Macerich: A Mall REIT Getting Ready For The Future

| About: Macerich Co. (MAC)


MAC is a mall REIT with a relatively small portfolio.

MAC, however, is increasingly focused on great malls.

Like Taubman, MAC is readying for the impact of the Internet on retail.

Image Source: Macerich

One of my favorite mall real estate investment trusts, or REITs, is Taubman Properties (NYSE:TCO). However you can tell a lot about a REIT by the company it keeps. Which is why Macerich Co. (NYSE:MAC) is such an interesting name to look at.

What Taubman does

The reason I like Taubman is because it has a small portfolio of top performing malls. And when I say small, I mean tiny... it owns about 20 malls. Compare that to industry giant Simon Property Group (NYSE:SPG), which own around 200 malls. Taubman has actually sold more malls through its history than it owns today.

But being small alone isn't the end of the story. Taubman focuses on running its properties at a high level. Which helps explain why rent per square foot at its properties is around $800 compared to Simon's tally, which is around $620-third place in the industry. The number two player is Macerich, with sales per square foot of about $635.

I'm sure that Simon has some really great malls, but my guess is that it has some others that aren't as good. The end result is a weaker average across the portfolio. By focusing on a small number of properties Taubman is kind of forced to ensure its malls are all top notch. So where does Macerich fit in? The company owns around 50 malls, still relatively small.

A deal between midgets

Macerich isn't a new name in the REIT industry, but what drew my attention to it was the early January deal it inked in conjunction with Taubman to buy Country Club Plaza in Kansas City. I really like the Taubman business model, so if the company is willing to work with Macerich I figured it was worth taking a deeper dive in a company I hadn't looked at in a while.

So what is there to like? For starters, Macerich has a modest portfolio of good malls. The 50 malls it owns might be preferable to some investors who think Taubman's 20 or so is too small a portfolio. Indeed, with 50 malls a laggard or two won't hurt nearly as much as a single sluggish mall would at Taubman.

The next piece to like is that Macerich has been reworking its portfolio, having sold 32 properties since 2012. Although most investors praise REITs for expanding their portfolios, there are only just so many worthwhile enclosed malls so mall REITs really need to be good asset allocators. And that means investing in the best properties, building new ones from the ground up, and, equally important, recycling cash from the "worst." Taubman has done that throughout its existence, and Macerich has been focused on it of late, too.
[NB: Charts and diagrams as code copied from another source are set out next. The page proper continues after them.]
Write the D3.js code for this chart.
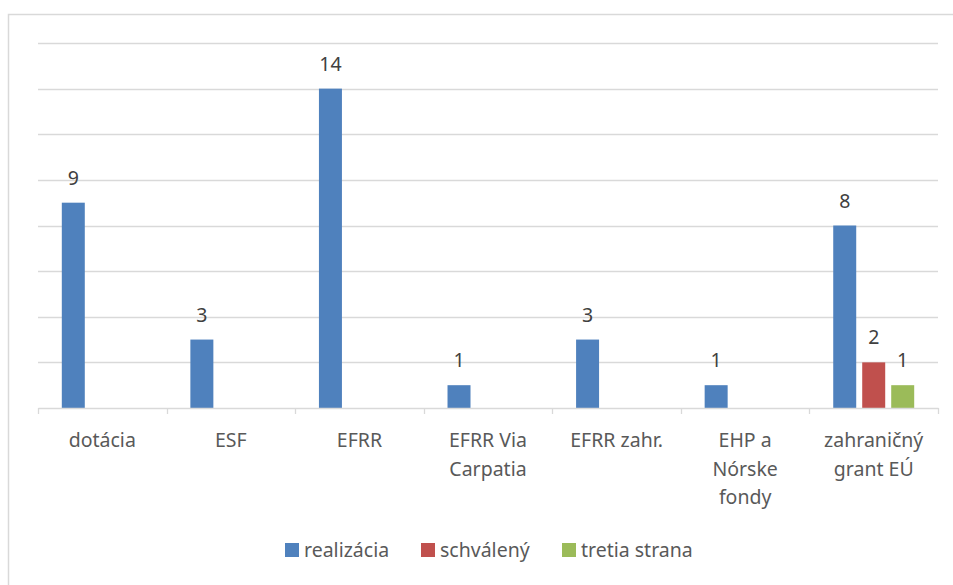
<!DOCTYPE html>
<html>
<head>
<meta charset="utf-8">
<script src="https://cdn.jsdelivr.net/npm/d3@7"></script>
<style>
  body { margin: 0; background: #fff; }
  text { font-family: "Noto Sans", "Liberation Sans", sans-serif; }
</style>
</head>
<body>
<div id="chart"></div>
<script>
// categories and their wrapped tick labels
const categories = ["dotácia", "ESF", "EFRR", "EFRR Via Carpatia", "EFRR zahr.", "EHP a Nórske fondy", "zahraničný grant EÚ"];
const tickLabels = [["dotácia"], ["ESF"], ["EFRR"], ["EFRR Via", "Carpatia"], ["EFRR zahr."], ["EHP a", "Nórske", "fondy"], ["zahraničný", "grant EÚ"]];

const seriesNames = ["realizácia", "schválený", "tretia strana"];
const seriesColors = ["#4f81bd", "#c0504d", "#9bbb59"];
const realizacia = [9, 3, 14, 1, 3, 1, 8];
const schvaleny = [null, null, null, null, null, null, 2];
const tretiaStrana = [null, null, null, null, null, null, 1];
const yTicks = [0, 2, 4, 6, 8, 10, 12, 14, 16];

const seriesValues = [realizacia, schvaleny, tretiaStrana];

const width = 953, height = 585;
const margin = { top: 43, right: 15, bottom: 177, left: 38 };
const innerW = width - margin.left - margin.right;
const innerH = height - margin.top - margin.bottom;
const fontSize = "19.5px";

const svg = d3.select("#chart")
  .append("svg")
  .attr("width", width)
  .attr("height", height);

// outer chart frame
svg.append("rect")
  .attr("x", 8.5)
  .attr("y", 14.5)
  .attr("width", 960)
  .attr("height", 600)
  .attr("fill", "none")
  .attr("stroke", "#d9d9d9")
  .attr("stroke-width", 1.5);

const chart = svg.append("g")
  .attr("transform", `translate(${margin.left},${margin.top})`);

const x0 = d3.scaleBand().domain(categories).range([0, innerW]).padding(0);
const groupPad = 23.8;
const x1 = d3.scaleBand()
  .domain(seriesNames)
  .range([groupPad, x0.bandwidth() - groupPad])
  .paddingInner(0.207);
const y = d3.scaleLinear().domain([0, 16]).range([innerH, 0]);

// gridlines
chart.append("g")
  .selectAll("line")
  .data(yTicks.filter(d => d > 0))
  .join("line")
  .attr("x1", 0)
  .attr("x2", innerW)
  .attr("y1", d => Math.round(y(d)) + 0.5)
  .attr("y2", d => Math.round(y(d)) + 0.5)
  .attr("stroke", "#d9d9d9")
  .attr("stroke-width", 1.3);

// bars
const groups = chart.selectAll(".group")
  .data(categories)
  .join("g")
  .attr("class", "group")
  .attr("transform", d => `translate(${x0(d)},0)`);

const barData = (c, i) => seriesNames
  .map((s, k) => ({ s, k, v: seriesValues[k][i] }))
  .filter(d => d.v != null);

groups.selectAll("rect")
  .data(barData)
  .join("rect")
  .attr("x", d => x1(d.s))
  .attr("y", d => y(d.v))
  .attr("width", x1.bandwidth())
  .attr("height", d => innerH - y(d.v))
  .attr("fill", d => seriesColors[d.k]);

groups.selectAll(".val")
  .data(barData)
  .join("text")
  .attr("class", "val")
  .attr("x", d => x1(d.s) + x1.bandwidth() / 2)
  .attr("y", d => y(d.v) - 18)
  .attr("text-anchor", "middle")
  .attr("fill", "#404040")
  .style("font-size", fontSize)
  .text(d => d.v);

// x axis
const xAxis = d3.axisBottom(x0)
  .tickSize(0)
  .tickFormat("");
const xAxisG = chart.append("g")
  .attr("transform", `translate(0,${innerH})`)
  .call(xAxis);
xAxisG.select(".domain").attr("stroke", "#d9d9d9").attr("stroke-width", 1.3);

// category separator ticks
chart.append("g")
  .selectAll("line")
  .data(d3.range(categories.length + 1))
  .join("line")
  .attr("x1", i => Math.round(i * x0.step()) + 0.5)
  .attr("x2", i => Math.round(i * x0.step()) + 0.5)
  .attr("y1", innerH)
  .attr("y2", innerH + 6)
  .attr("stroke", "#d9d9d9")
  .attr("stroke-width", 1.3);

chart.append("g")
  .selectAll("text")
  .data(categories)
  .join("text")
  .attr("x", d => x0(d) + x0.bandwidth() / 2)
  .attr("y", innerH + 39)
  .attr("text-anchor", "middle")
  .attr("fill", "#595959")
  .style("font-size", fontSize)
  .each(function (d, i) {
    d3.select(this).selectAll("tspan")
      .data(tickLabels[i])
      .join("tspan")
      .attr("x", x0(d) + x0.bandwidth() / 2)
      .attr("dy", (t, j) => (j === 0 ? 0 : 28.5))
      .text(t => t);
  });

// legend
const legendX = [0, 136, 277];
const legend = svg.append("g")
  .attr("transform", "translate(285,543)");
const li = legend.selectAll("g")
  .data(seriesNames)
  .join("g")
  .attr("transform", (d, i) => `translate(${legendX[i]},0)`);
li.append("rect")
  .attr("width", 14)
  .attr("height", 14)
  .attr("fill", (d, i) => seriesColors[i]);
li.append("text")
  .attr("x", 19)
  .attr("y", 14)
  .attr("fill", "#595959")
  .style("font-size", fontSize)
  .text(d => d);
</script>
</body>
</html>
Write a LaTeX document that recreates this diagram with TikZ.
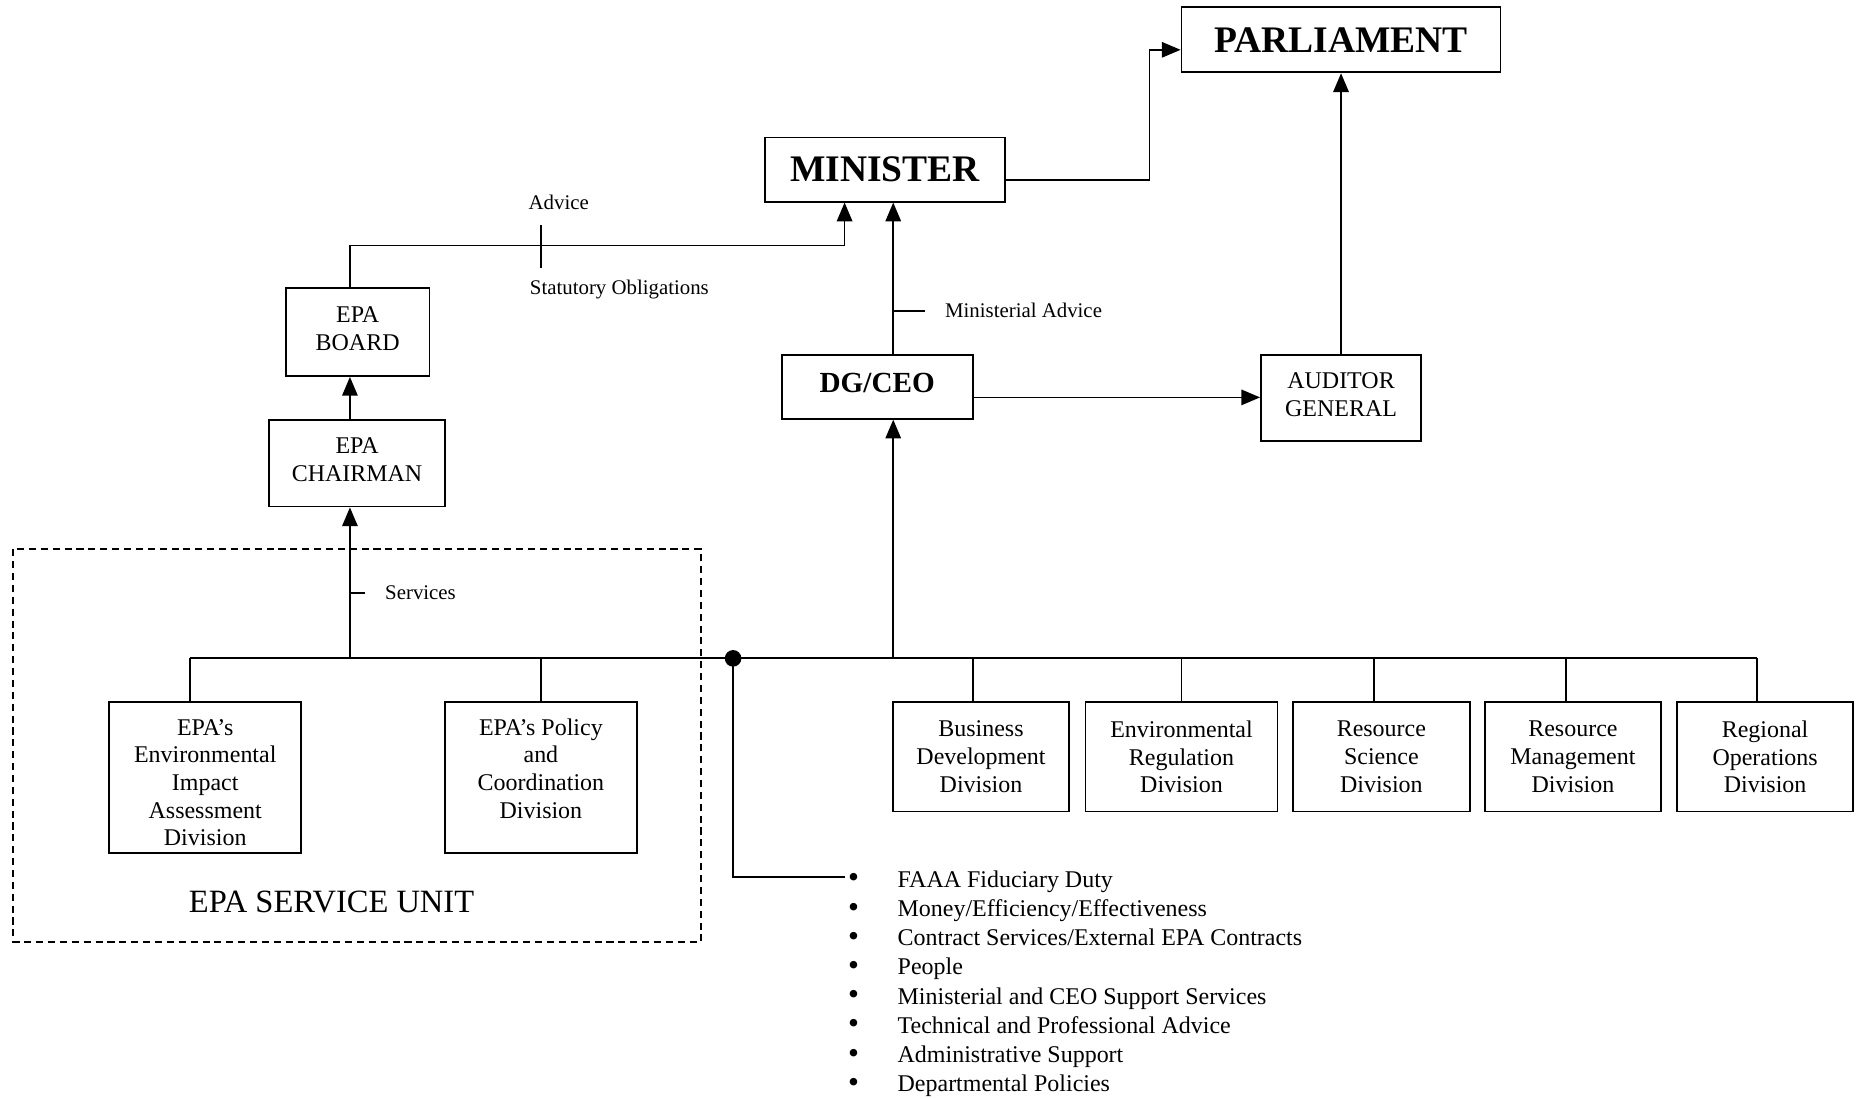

The third thing to like is really big picture. Both Taubman and Macerich appear to be preparing for a future in which shopping is more about the experience than just buying stuff. As the Internet continues to take share away from brick and mortar stores, the weaker stores and, by extension, malls are going to find it harder and harder to compete. So the strategic move to shrink the portfolio so it contains only great assets that people want to visit is one that I think will hold up well.

But, it ain't all good

While I like the company's business approach today, Macerich has a notable blemish. The REIT cut its dividend during the 2007 to 2009 recession. Worse, unlike Simon (which also trimmed its payout), the distribution isn't yet back to where it was before the cut. Taubman, in contrast, didn't cut its dividend during that difficult period. If you are an income investor, Taubman's dividend consistency is a big selling point. And, conversely, Taubman's cut is more than a little concerning.

Moreover, the sales per square foot figures above point out a not so minor fact... Macerich's malls aren't as productive as Taubman's malls. And they are only a little more productive than Simon's malls, despite the more focused portfolio. However, if Taubman is willing to share ownership of a mall with Macerich, the REIT can't be all bad. This is a metric to keep an eye on, if Macerich's focused approach is gaining traction rent per square foot should be heading generally higher. If rent per square foot stalls, there's a problem.

Basically, for those worried that Taubman's diminutive portfolio doesn't offer enough diversification, a completely justifiable concern, Macerich might be a good alternative. You'll just want to keep a close eye on the relative performance of its properties.

At this point, however, both Taubman and Macerich appear fully priced. They each yield around 3.5% or so, toward the low end of their historical ranges. Macerich, it's worth noting, normally trades with a wider yield discount compared to Taubman than it has been recently. That could be the market realizing that their models are converging or simply that investors are bidding mall REIT prices up too high-along with so many other dividend-focused investments.

In the end, I'd say Taubman is the best situated mall for the Internet age. Macerich looks like it's on the same path and could appeal to investors uncomfortable with Taubman's highly focused portfolio. However, at this point, neither is a great deal. If you are looking to own a collection of well run malls, put these two on your watch list and wait for a market dislocation to bring the yields into a more desirable range north of 5%.

Disclosure: I/we have no positions in any stocks mentioned, and no plans to initiate any positions within the next 72 hours.

I wrote this article myself, and it expresses my own opinions. I am not receiving compensation for it (other than from Seeking Alpha). I have no business relationship with any company whose stock is mentioned in this article.